My strongest memories of my first day at Islamic weekend school were of one of my teachers and the other kids. Sister Anna was a Dutch convert to Islam, and she handed each of her students a brand new notebook with a glossy photo of white clouds swirling around a mountain against the backdrop of a bright blue sky on the cover. This was for the work we would do in her class. I knew from my parents that Muslims were from all over the world, of course, not just Pakistan (where my parents had immigrated from), India, the Middle East, Indonesia, Ethiopia, etc.. But Sr. Anna was one of the first converts I had met and gotten to know personally. I loved the notebook, and grew to love Sr. Anna too.

It was also a surprise to meet so many other Muslim kids like me, born and being raised in Canada. I was one of barely a handful of Muslims in my public school, and to be in an environment where others understood my struggles was both a novelty and a welcome relief.

As the years passed, I built a repository of memories that cemented my faith, my identity as a Muslim, and offered me comfort: The sound of the Adhan after lunch break; praying with friends; walking to the store next door to buy candy; the first time I heard “Alif for Allah”, the first song Yusuf Islam, a.k.a. Cat Stevens, had recorded post-conversion - on a tape recorder.

“Weekend school is what established your base as a Muslim,” my mother once told me. She is right. While she taught me how to pray, as well as read the Quran in Arabic and understand it through English translations, she insisted I attend weekend school nonetheless. For her, it was a way to cement faith, Islamic identity, and a sense of community, things she could not have done teaching me Islamic precepts at home alone.

Islamic weekend school is about both our private relationship with Allah, as well as our role in a bigger community. It is where Muslim children pray, play, fight, and (ideally) make up with friends with whom they share a bond based on faith.

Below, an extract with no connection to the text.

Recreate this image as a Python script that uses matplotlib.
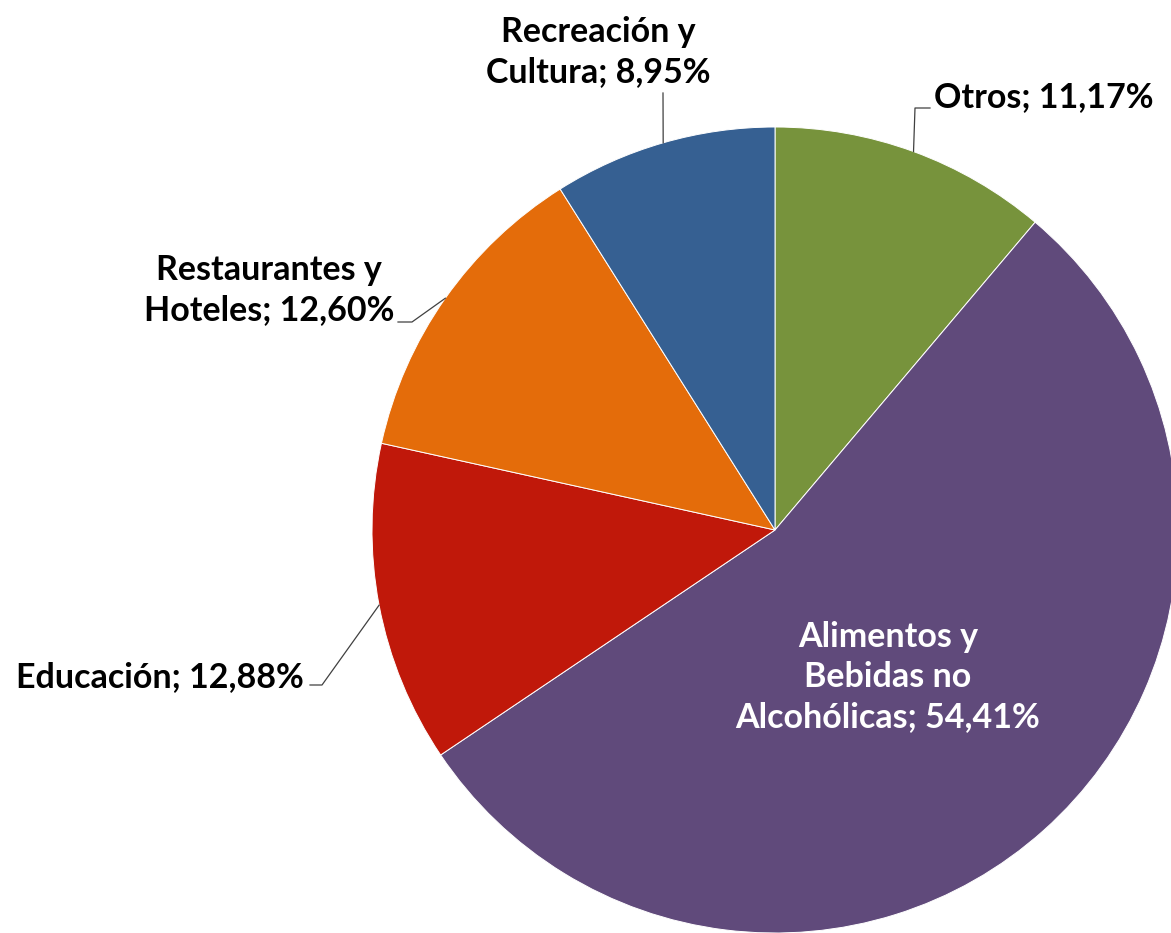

Almost four decades later, Islamic weekend schools across the United States and Canada have grown and continue to educate young Muslims - the majority of whom attend public school, not full-time Islamic schools. There is still much that needs to be done to improve quality, curriculum, and professionalism in both teaching and administration. But we have come very far from that Coca-Cola factory-turned-Masjid I stepped in almost 40 years ago. Alhamdu lillah. I have no doubt that the future will only bring us further ahead, insha Allah.